Upshot gmi is a single powerful number that helps identify high performing wallets and provides novel insight into the future of metaverse identity & reputation.
Complex questions like, “should we lend to this wallet?” or simple ones like “are they gonna make it?” can be quickly and confidently answered through Upshot gmi.
For our nascent space to mature, we need two crucial components:
- accurate asset pricing
- persistent reputation
Conveniently, both numbers contribute reciprocally to the other’s accuracy. One of the nuanced and critical problems we face while producing the most accurate NFT pricing is grading the various parties across transactions. Consequently, we’ve been exploring ways to quantify different wallets and their activity within the NFT space for some time.
Building off of previous attempts at this from projects like Degen Score, ARCx Passports, and Nansen’s Smart Money, some of the factors that go into calculating a wallet’s gmi include:
- Realized/Unrealized gains
- Number of transactions
- Transaction volume
- Number of NFTs
- Number of Premium/Blue Chip NFTs
- Age of wallet
- Number of Collections
Areas of the market like 1/1s, editions, membership tokens, and virtual land are not contemplated in our current gmi calculations and we have only focused on Ethereum transactions at this time.
|based god||>975||Legendary wallets, the very biggest collectors and traders|
|full degen||700-900||Full-time degeneracy|
|part degen||400-700||Part-time degeneracy|
|tourist||100-400||Just browsing, mostly|
Anyone can check a wallet’s gmi at upshot.xyz/gmi. gmi will soon be available for developers to leverage directly through the Upshot API.
Reputation and degeneracy take many forms in our space and we’re just getting started in classifying to make them more useful and interoperable for builders, creators, and collectors.
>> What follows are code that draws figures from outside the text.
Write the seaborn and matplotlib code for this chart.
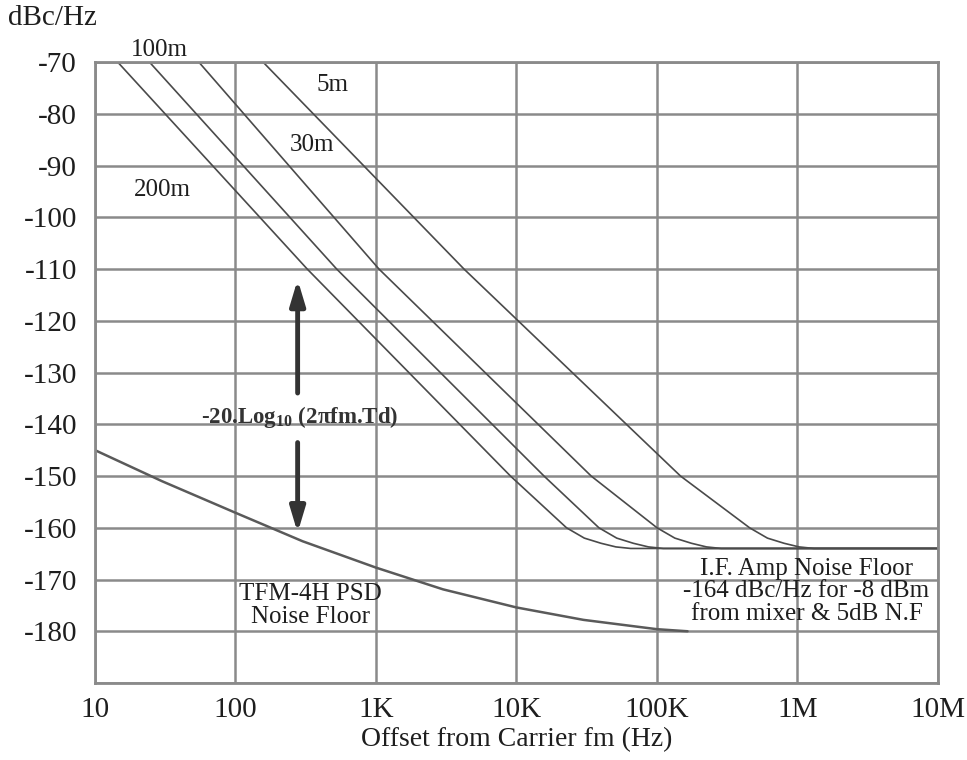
import numpy as np
import pandas as pd
import seaborn as sns
import matplotlib.pyplot as plt

# delay line sensitivity curves (Hz, dBc/Hz)
f_200m = [14.5, 324, 9060, 22700, 30400, 40000, 51000, 65000, 1e7]
db_200m = [-70, -110, -150, -160, -162, -163, -163.7, -164, -164]

f_100m = [24.4, 525, 15700, 38600, 51700, 67900, 86900, 111000, 1e7]
db_100m = [-70, -110, -150, -160, -162, -163, -163.7, -164, -164]

f_30m = [54.8, 1050, 34000, 100000, 134000, 176000, 225000, 287000, 1e7]
db_30m = [-70, -110, -150, -160, -162, -163, -163.7, -164, -164]

f_5m = [157, 4230, 147000, 456000, 611000, 803000, 1026000, 1309000, 1e7]
db_5m = [-70, -110, -150, -160, -162, -163, -163.7, -164, -164]

# TFM-4H PSD noise floor
f_tfm = [10, 30, 100, 300, 1000, 3000, 10000, 30000, 100000, 165000]
db_tfm = [-145, -151.0, -157.1, -162.6, -167.7, -171.9, -175.4, -177.8, -179.6, -180.0]

xticks = [10, 100, 1e3, 1e4, 1e5, 1e6, 1e7]
xticklabels = ["10", "100", "1K", "10K", "100K", "1M", "10M"]
yticks = list(range(-70, -181, -10))

sns.set_style("white")
plt.rcParams['font.family'] = ['Liberation Serif', 'DejaVu Serif']
plt.rcParams['mathtext.fontset'] = 'custom'
plt.rcParams['mathtext.rm'] = 'Liberation Serif'
plt.rcParams['mathtext.bf'] = 'Liberation Serif:bold'

fig = plt.figure(figsize=(9.67, 7.6), dpi=100)
ax = fig.add_axes([0.0982, 0.1013, 0.8718, 0.8171])

grid_c = "#8a8a8a"
line_c = "#4a4a4a"
text_c = "#1e1e1e"

for f, d in [(f_200m, db_200m), (f_100m, db_100m), (f_30m, db_30m), (f_5m, db_5m)]:
    sns.lineplot(x=f, y=d, ax=ax, color=line_c, lw=1.2, sort=False, estimator=None)
sns.lineplot(x=f_tfm, y=db_tfm, ax=ax, color="#5a5a5a", lw=1.8, sort=False, estimator=None)

ax.set_xscale("log")
ax.set_xlim(10, 1e7)
ax.set_ylim(-190, -70)
ax.set_xticks(xticks)
ax.set_xticklabels(xticklabels)
ax.minorticks_off()
ax.set_yticks(yticks + [-190])
ax.set_yticklabels([str(v) for v in yticks] + [""])
ax.tick_params(length=0, labelsize=21, colors=text_c)
ax.tick_params(axis="y", pad=13)
ax.tick_params(axis="x", pad=10)
ax.grid(True, color=grid_c, lw=1.8)
for s in ax.spines.values():
    s.set_color(grid_c)
    s.set_linewidth(2)
ax.set_xlabel("Offset from Carrier fm (Hz)", fontsize=20, color=text_c, labelpad=3)
ax.set_ylabel("")

fig.text(0.008, 0.976, "dBc/Hz", fontsize=21, color=text_c, va="center", ha="left")

# curve labels
txt = dict(fontsize=18, color=text_c, ha="center", va="center")
ax.text(28.7, -67.7, "100m", clip_on=False, **txt)
ax.text(493, -74.4, "5m", **txt)
ax.text(351, -86, "30m", **txt)
ax.text(30, -94.7, "200m", **txt)
ax.text(340, -175, "TFM-4H PSD\nNoise Floor", linespacing=1.05, **txt)
ax.text(1.16e6, -172.3, "I.F. Amp Noise Floor\n-164 dBc/Hz for -8 dBm\nfrom mixer & 5dB N.F",
        linespacing=1.05, **txt)

# slope arrows and formula
arr = dict(arrowstyle="-|>,head_width=0.45,head_length=1.5", color="#333333", lw=3.5)
ax.annotate("", xy=(277, -111.5), xytext=(277, -134.5), arrowprops=arr)
ax.annotate("", xy=(277, -161.5), xytext=(277, -143), arrowprops=arr)
ax.text(285, -138.5, r"-20.Log$_{\mathbf{10}}$ (2$\mathbf{\pi}$fm.Td)", fontsize=16.5,
        fontweight="bold", color="#333333", ha="center", va="center")

fig.savefig("out.png", dpi=100, facecolor="white")
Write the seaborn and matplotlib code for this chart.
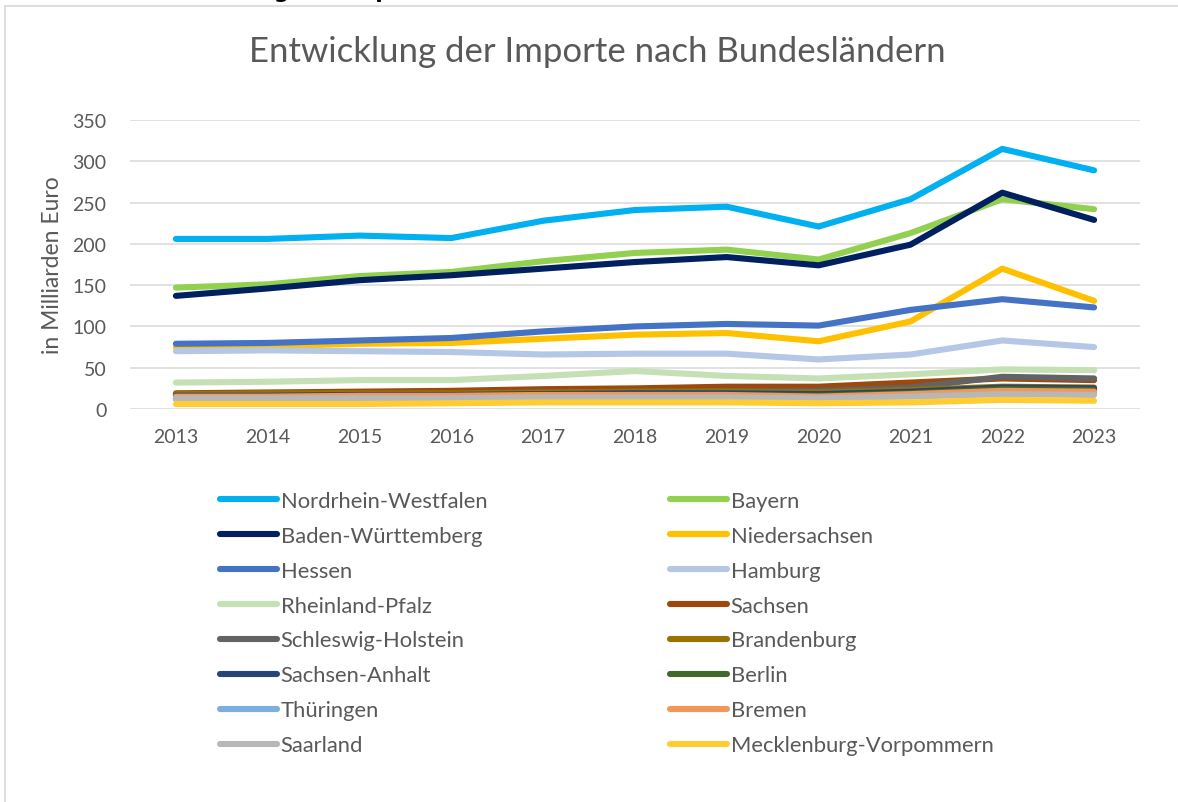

It's common practice for NFT collectors to hold NFTs across multiple wallets. Minimally, many collectors will often have one hot wallet (or multiple) that they’re actively using to buy/sell NFTs and a cold wallet where they store their longer-term NFT positions. Because it’s difficult to know when someone is transferring NFTs between their own wallets vs someone else's wallet, we've had to make a decision around how to best attribute gains to different wallets when there are transfers in between sales.
For this first version of gmi, the wallet that last purchased the NFT will be the one attributed with the gain/loss when that NFT is sold; regardless of whether or not there were transfers between the last purchase and the sale.For example, let's say bigpictureguy.eth buys a Bored Ape from one of their hot wallets (hot1.bigpictureguy.eth), then transfers it to their cold wallet for storage (vault.bigpictureguy.eth), then later transfers it to another one of their hot wallets (hot2.bigpictureguy.eth) to sell the ape from. The gain or loss from this sale, even though coming from hot2.bigpictureguy.eth, will be attributed to hot1.bigpictureguy.eth because that was the last wallet to purchase the ape.
These design decisions come with their own set of trade-offs and may result in some unexpected numbers being displayed on someone's gmi card. While we feel as though these decisions bring more benefits than detriments in light of the aforementioned complexities and potential for manipulation, subsequent versions of gmi will aim to solve these problems without as many compromises.